Released this week, the ad is set inside a dimly lit warehouse, where two detectives are methodically working a case. The atmosphere is familiar noir territory, with low light, echoing footsteps and an air of impending menace. Then the ad breaks the fourth wall. One of the detectives pauses the investigation to ask his partner whether he can “feel” the crash zoom, earnestly explaining that it “heightens tension” and “builds suspense”.

What follows is a series of exaggerated, rapid zoom-ins on decidedly unglamorous details: a dripping pipe, a scurrying rat and a balloon slowly losing air. The moment borders on parody, until an actual crash jolts both characters, and the viewer, into conceding that, yes, the technique works after all.

It is a clever creative pivot. Rather than simply stating that the iPhone 17 Pro now offers 8x optical-quality zoom, Apple turns the feature into a narrative device. The crash zoom, a staple of genre cinema from kung fu films to grindhouse thrillers, becomes the launchpad to show off what the phone’s new telephoto lens can do.

Apple says the lens offers an equivalent 200mm focal length, the longest ever fitted to an iPhone, and a significant leap from the 5x zoom previously reserved for Pro Max models. In practice, the ad uses those rapid push-ins to demonstrate clarity, stability and reach, without ever lapsing into a spec-sheet lecture.

There is also something quietly confident about the way the film looks. Shot entirely on the iPhone 17 Pro, the visuals are moody but controlled, with shadows that hold detail and highlights that do not crumble under pressure.

The warehouse feels like a set, not a compromise. If anything, the ad’s biggest achievement is how little it feels like a technical demo. You notice the zoom because the story insists on it, not because Apple underlines it with on-screen text.
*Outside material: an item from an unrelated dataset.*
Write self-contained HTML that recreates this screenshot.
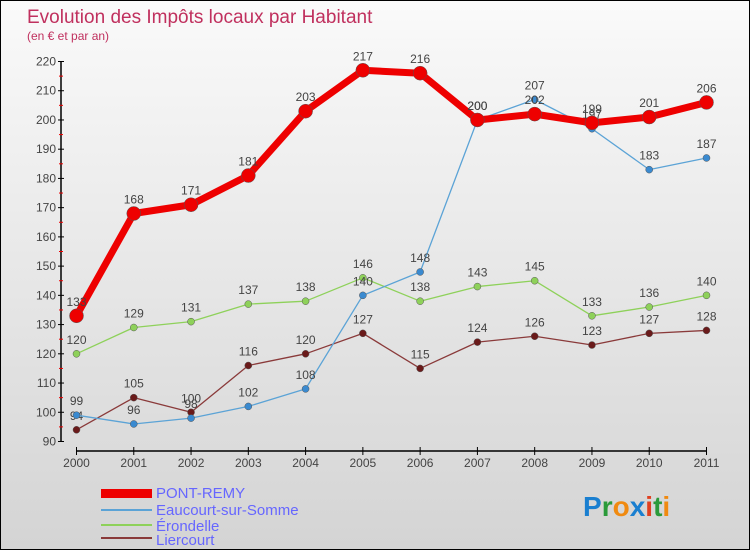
<!DOCTYPE html>
<html><head><meta charset="utf-8"><style>
body{margin:0}
#c{width:750px;height:550px;position:relative;box-sizing:border-box;border:1px solid #000;background:linear-gradient(#fafafa,#d4d4d4);font-family:"Liberation Sans",sans-serif;overflow:hidden}
</style></head><body>
<div id="c">
<svg id="s" width="750" height="550" style="position:absolute;left:0;top:0">
<text x="26" y="22" font-size="19" fill="#c0305e">Evolution des Impôts locaux par Habitant</text>
<text x="26" y="39" font-size="12" fill="#c0305e">(en € et par an)</text>
<g id="axes"></g><g id="series"></g>
<g>
<rect x="100" y="488" width="51" height="9" fill="#e00"/>
<text x="155" y="497" font-size="15" fill="#6666ff">PONT-REMY</text>
<line x1="100" y1="509" x2="151" y2="509" stroke="#5ba3d6" stroke-width="2"/>
<text x="155" y="514" font-size="15" fill="#6666ff">Eaucourt-sur-Somme</text>
<line x1="100" y1="524" x2="151" y2="524" stroke="#8ed15a" stroke-width="2"/>
<text x="155" y="530" font-size="15" fill="#6666ff">Érondelle</text>
<line x1="100" y1="537" x2="151" y2="537" stroke="#8a3a3a" stroke-width="2"/>
<text x="155" y="544" font-size="15" fill="#6666ff">Liercourt</text>
</g>
<text x="582" y="515" font-size="28" font-weight="bold"><tspan fill="#1a7fd0">P</tspan><tspan fill="#2a9a3a">r</tspan><tspan fill="#f08a10">o</tspan><tspan fill="#1a7fd0">x</tspan><tspan fill="#e04020">i</tspan><tspan fill="#2a9a3a">t</tspan><tspan fill="#f08a10">i</tspan></text>
</svg>
</div>
<script>
const years=["2000","2001","2002","2003","2004","2005","2006","2007","2008","2009","2010","2011"];
const yTicks=[90,100,110,120,130,140,150,160,170,180,190,200,210,220];
const pontRemy=[133,168,171,181,203,217,216,200,202,199,201,206];
const eaucourt=[99,96,98,102,108,140,148,200,207,197,183,187];
const erondelle=[120,129,131,137,138,146,138,143,145,133,136,140];
const liercourt=[94,105,100,116,120,127,115,124,126,123,127,128];
const NS="http://www.w3.org/2000/svg";
const X=i=>75.5+i*(705.5-75.5)/11;
const Y=v=>440.5-(v-90)*(440.5-60.5)/130;
function mk(t,a,p){const e=document.createElementNS(NS,t);for(const k in a)e.setAttribute(k,a[k]);p.appendChild(e);return e;}
const ax=document.getElementById('axes'),sg=document.getElementById('series');
let l=mk('line',{x1:60,y1:Y(220),x2:60,y2:Y(90),stroke:'#000','stroke-width':1.5},ax);


yTicks.forEach((v,i)=>{
 mk('line',{x1:57,y1:Y(v),x2:63,y2:Y(v),stroke:'#000'},ax);
 if(i<yTicks.length-1)mk('line',{x1:58,y1:Y(v+5),x2:62,y2:Y(v+5),stroke:'#e00'},ax);
 const t=mk('text',{x:55,y:Y(v)+4,'font-size':12,fill:'#444','text-anchor':'end'},ax);t.textContent=v;
 
 
});
l=mk('line',{x1:X(0),y1:450,x2:X(11),y2:450,stroke:'#000','stroke-width':1.5},ax);


years.forEach((y,i)=>{
 mk('line',{x1:X(i),y1:446,x2:X(i),y2:454,stroke:'#000'},ax);
 const t=mk('text',{x:X(i),y:466,'font-size':12,fill:'#444','text-anchor':'middle'},ax);t.textContent=y;
 
 
});
function series(d,col,w,r,name,dot){
 const g=mk('g',{},sg);
 
 
 mk('polyline',{points:d.map((v,i)=>X(i)+','+Y(v)).join(' '),fill:'none',stroke:col,'stroke-width':w,'stroke-linejoin':'round'},g);
 d.forEach((v,i)=>{
  const c=mk('circle',{cx:X(i),cy:Y(v),r:r,fill:dot,stroke:'#555','stroke-width':0.5},g);
  
  
  const t=mk('text',{x:X(i),y:Y(v)-10,'font-size':12,fill:'#444','text-anchor':'middle'},g);t.textContent=v;
  
  
 });
}
series(liercourt,'#8a3a3a',1.3,3.5,'liercourt','#6a1a1a');
series(erondelle,'#8ed15a',1.3,3.5,'erondelle','#8ed15a');
series(eaucourt,'#5ba3d6',1.3,3.5,'eaucourt','#3a8ad0');
series(pontRemy,'#ee0000',7,7,'pont-remy','#ee0000');
</script>
</body></html>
That said, the spot is not without its self-awareness bordering on smugness. The meta dialogue about cinematic technique may amuse film students and advertising insiders more than the average viewer. And as with most Shot on iPhone films, the question of how much post-production polish is involved remains delicately unanswered.

Still, the ad does its job. It reframes a hardware upgrade as a storytelling tool, reminding viewers that smartphone cameras are no longer just about convenience, but creative possibility. More importantly, it implies how far smartphone filmmaking has come.

A decade ago, the idea of staging a noir-inspired short film around a crash zoom, shot on a phone, would have felt like a gimmick. Here, it feels almost natural.